Emotional Intelligence Activities for College Students

Instructor: Clio Stearns

Clio has taught education courses at the college level and has a Ph.D. in curriculum and instruction.

College students are often under so much academic pressure that it can be easy for them to neglect their emotions. These activities are designed to help college students work on their emotional intelligence.

Why Emotional Intelligence for College Students?

Do you work with college students on a regular basis? If so, you know how many academic and extracurricular demands are placed on them all the time. Yet their busy and even stressful academic lives should not lead to the neglect of their emotional well-being. It's really important to work on emotional intelligence with college students. Emotional intelligence refers to a person's ability to understand and articulate his or her own feelings as well as those of others. Someone with emotional intelligence has good self-regulation skills and is able to empathize with other people's challenging experiences. Working on emotional intelligence with college students can help them learn to manage stress and respond to peer pressure in healthy ways. Emotional intelligence will also help college students feel confident about advocating for their own needs and help them understand complicated social and workplace scenarios. The activities in this lesson are designed to help build college students' emotional intelligence.


A very important emotional intelligence skill to work on is becoming able to discern your own perspective from that of someone else. Often, people speak in broad generalizations, implying that if they think something, everyone else must think it, too. This activity will help college students articulate their own points of view and see how others might or might not think and feel differently.
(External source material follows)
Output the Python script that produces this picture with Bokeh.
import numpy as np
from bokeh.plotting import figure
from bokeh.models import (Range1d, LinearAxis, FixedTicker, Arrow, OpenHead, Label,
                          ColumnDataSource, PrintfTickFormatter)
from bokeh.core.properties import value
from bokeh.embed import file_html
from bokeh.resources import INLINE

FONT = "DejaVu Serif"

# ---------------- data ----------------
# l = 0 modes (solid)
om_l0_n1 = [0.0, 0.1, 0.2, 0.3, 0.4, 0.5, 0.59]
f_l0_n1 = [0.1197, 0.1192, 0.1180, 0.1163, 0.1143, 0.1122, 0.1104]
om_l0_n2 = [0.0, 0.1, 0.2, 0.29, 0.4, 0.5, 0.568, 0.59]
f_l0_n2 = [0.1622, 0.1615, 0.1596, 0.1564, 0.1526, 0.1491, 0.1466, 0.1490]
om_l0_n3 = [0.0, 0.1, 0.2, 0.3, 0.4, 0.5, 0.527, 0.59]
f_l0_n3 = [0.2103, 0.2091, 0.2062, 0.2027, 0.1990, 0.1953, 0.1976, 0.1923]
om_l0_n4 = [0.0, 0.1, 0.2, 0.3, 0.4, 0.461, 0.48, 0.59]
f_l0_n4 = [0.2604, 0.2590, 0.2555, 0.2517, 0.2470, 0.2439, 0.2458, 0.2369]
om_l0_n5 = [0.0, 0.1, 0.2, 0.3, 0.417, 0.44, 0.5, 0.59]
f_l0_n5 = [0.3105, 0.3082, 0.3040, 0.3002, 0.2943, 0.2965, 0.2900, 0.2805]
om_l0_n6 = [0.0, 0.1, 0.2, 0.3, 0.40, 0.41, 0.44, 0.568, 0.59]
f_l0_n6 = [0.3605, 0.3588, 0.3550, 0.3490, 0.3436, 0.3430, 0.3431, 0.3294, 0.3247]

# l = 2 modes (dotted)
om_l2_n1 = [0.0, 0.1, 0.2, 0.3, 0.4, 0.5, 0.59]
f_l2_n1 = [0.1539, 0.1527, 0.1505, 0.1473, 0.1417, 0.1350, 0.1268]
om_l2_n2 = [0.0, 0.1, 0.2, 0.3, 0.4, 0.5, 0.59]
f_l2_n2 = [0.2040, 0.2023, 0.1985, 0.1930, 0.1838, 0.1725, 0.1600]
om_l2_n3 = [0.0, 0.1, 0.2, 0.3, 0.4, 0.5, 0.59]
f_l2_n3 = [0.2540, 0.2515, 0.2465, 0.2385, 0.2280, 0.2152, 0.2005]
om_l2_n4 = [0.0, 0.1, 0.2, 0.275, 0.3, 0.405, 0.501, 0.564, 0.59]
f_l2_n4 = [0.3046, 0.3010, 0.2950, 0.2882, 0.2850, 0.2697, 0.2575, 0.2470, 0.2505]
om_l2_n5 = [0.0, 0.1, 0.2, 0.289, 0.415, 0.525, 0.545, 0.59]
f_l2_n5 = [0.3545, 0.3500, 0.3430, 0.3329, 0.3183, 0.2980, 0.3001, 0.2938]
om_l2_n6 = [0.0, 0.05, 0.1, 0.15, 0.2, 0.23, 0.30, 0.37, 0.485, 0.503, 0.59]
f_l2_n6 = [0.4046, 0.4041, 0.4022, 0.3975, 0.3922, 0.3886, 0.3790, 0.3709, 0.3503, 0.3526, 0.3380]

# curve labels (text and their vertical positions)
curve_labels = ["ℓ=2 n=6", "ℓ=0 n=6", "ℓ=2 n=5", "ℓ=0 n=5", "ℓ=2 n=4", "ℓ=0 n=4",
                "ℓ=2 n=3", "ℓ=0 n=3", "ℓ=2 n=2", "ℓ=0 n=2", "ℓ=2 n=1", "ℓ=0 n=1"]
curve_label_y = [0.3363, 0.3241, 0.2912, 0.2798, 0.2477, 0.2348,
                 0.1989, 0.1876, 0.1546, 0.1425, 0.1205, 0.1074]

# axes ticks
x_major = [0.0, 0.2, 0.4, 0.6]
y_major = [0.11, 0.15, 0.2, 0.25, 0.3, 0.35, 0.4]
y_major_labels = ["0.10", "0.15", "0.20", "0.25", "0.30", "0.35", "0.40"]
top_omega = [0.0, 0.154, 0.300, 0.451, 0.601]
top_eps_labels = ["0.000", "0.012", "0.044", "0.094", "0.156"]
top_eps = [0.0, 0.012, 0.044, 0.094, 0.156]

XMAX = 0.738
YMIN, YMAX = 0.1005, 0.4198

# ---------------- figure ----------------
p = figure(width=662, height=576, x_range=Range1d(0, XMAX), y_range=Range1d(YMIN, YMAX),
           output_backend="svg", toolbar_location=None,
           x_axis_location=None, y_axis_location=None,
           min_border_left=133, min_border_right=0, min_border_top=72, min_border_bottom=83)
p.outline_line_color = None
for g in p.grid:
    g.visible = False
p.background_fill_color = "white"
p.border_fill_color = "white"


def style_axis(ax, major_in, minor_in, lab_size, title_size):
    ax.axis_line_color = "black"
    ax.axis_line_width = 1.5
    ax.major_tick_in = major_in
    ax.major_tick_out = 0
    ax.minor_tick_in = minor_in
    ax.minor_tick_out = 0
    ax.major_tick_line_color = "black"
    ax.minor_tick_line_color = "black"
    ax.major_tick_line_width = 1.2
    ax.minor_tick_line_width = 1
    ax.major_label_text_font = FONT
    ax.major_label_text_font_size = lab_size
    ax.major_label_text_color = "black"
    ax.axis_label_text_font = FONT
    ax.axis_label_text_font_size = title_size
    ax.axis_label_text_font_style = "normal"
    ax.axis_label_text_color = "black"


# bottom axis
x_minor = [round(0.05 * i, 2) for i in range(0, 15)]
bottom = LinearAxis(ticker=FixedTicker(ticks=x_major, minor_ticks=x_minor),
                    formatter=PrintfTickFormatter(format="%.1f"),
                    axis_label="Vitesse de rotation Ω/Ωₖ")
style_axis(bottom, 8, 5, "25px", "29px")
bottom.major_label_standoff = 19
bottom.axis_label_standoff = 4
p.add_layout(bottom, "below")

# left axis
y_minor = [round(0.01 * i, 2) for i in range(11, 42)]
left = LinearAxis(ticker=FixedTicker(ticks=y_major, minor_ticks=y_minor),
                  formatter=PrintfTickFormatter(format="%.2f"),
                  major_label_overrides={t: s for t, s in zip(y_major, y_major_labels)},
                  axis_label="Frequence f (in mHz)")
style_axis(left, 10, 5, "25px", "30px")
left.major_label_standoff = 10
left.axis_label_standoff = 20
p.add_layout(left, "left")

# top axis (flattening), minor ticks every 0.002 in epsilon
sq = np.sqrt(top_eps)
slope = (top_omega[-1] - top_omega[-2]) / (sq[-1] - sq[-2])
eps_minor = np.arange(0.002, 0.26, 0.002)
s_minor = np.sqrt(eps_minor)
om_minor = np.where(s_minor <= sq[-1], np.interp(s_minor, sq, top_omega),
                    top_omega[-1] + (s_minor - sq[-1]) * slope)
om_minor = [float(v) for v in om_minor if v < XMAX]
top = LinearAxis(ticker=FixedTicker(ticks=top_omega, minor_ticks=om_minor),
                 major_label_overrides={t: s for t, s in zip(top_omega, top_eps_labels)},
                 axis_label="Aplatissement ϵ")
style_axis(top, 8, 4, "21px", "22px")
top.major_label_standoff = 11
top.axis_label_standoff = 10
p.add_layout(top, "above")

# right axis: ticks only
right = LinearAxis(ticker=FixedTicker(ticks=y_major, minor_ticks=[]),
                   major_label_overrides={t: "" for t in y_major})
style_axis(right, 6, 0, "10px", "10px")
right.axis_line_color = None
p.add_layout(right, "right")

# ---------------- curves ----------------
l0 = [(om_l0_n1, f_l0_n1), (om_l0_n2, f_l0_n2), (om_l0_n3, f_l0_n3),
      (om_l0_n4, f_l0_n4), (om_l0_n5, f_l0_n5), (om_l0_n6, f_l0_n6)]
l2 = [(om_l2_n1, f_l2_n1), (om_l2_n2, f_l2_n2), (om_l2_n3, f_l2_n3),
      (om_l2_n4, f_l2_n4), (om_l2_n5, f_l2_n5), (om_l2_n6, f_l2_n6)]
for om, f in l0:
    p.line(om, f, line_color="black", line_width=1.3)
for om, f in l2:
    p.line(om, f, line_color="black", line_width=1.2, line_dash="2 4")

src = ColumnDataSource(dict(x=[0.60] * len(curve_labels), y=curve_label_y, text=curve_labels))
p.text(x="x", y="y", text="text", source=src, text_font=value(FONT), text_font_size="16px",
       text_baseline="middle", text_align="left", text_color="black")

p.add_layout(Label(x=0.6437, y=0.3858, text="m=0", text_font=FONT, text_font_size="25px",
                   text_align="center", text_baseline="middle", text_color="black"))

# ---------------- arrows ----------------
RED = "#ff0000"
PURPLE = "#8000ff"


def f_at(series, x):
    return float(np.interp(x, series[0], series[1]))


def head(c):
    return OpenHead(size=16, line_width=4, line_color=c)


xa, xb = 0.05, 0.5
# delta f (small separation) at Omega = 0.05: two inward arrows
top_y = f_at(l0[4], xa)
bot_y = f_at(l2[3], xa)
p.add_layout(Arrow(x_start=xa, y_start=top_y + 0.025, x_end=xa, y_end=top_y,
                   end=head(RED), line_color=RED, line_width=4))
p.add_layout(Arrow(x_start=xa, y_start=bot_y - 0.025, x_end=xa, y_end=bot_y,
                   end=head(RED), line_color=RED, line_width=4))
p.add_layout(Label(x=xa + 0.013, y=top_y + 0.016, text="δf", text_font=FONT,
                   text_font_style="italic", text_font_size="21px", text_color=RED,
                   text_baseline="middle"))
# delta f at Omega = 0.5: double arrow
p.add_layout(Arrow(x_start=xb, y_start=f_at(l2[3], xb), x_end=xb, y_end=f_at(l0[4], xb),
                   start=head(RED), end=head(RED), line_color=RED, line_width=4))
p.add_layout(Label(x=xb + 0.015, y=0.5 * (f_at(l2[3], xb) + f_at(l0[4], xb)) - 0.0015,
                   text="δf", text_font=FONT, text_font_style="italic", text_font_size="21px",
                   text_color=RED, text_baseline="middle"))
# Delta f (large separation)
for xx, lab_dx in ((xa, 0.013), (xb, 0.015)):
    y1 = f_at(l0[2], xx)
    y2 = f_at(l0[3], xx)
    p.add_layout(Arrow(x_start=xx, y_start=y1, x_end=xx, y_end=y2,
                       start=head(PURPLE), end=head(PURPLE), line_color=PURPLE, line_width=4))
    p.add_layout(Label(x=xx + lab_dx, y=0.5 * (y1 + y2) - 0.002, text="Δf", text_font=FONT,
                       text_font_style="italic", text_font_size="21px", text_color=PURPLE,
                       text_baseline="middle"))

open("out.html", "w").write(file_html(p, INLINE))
In a group of college students, raise an issue that's of interest on campus. For instance, you can start a conversation about fraternity/sorority life or about academic integrity. Ask students to talk casually about this issue for five minutes. Then, ask them to stop and jot in a journal about their own point of view on the topics that have been raised. Start the conversation again, but this time offer a rule: you may only speak from your own experience. Teach students to make 'I-statements,' or sentences that begin with 'I think' or 'I feel.' After students talk for another five or ten minutes, ask them to reflect on what feels different about being challenged to think and speak only for themselves. Does this feel natural to them? How is it challenging to articulate their own specific point of view? What do they notice about how others do or don't think and feel differently? Encourage students to use more I-statements in their daily interactions. At the same time, help them reflect on how listening to I-statements helps them understand and respond to others better.

I'm the Kind of Person who...

College students are ready to begin understanding that there are emotional patterns and people sometimes respond to tricky situations according to these patterns. Ask students to listen to the following statements and consider whether or not they are true:

  • I'm the kind of person who likes to watch for a long time before joining in.
  • I'm the kind of person who takes a lot of risks.
  • I'm the kind of person who likes to come up with solutions for problems.
  • I'm the kind of person who likes to think about problems for a long time; I don't necessarily need a solution.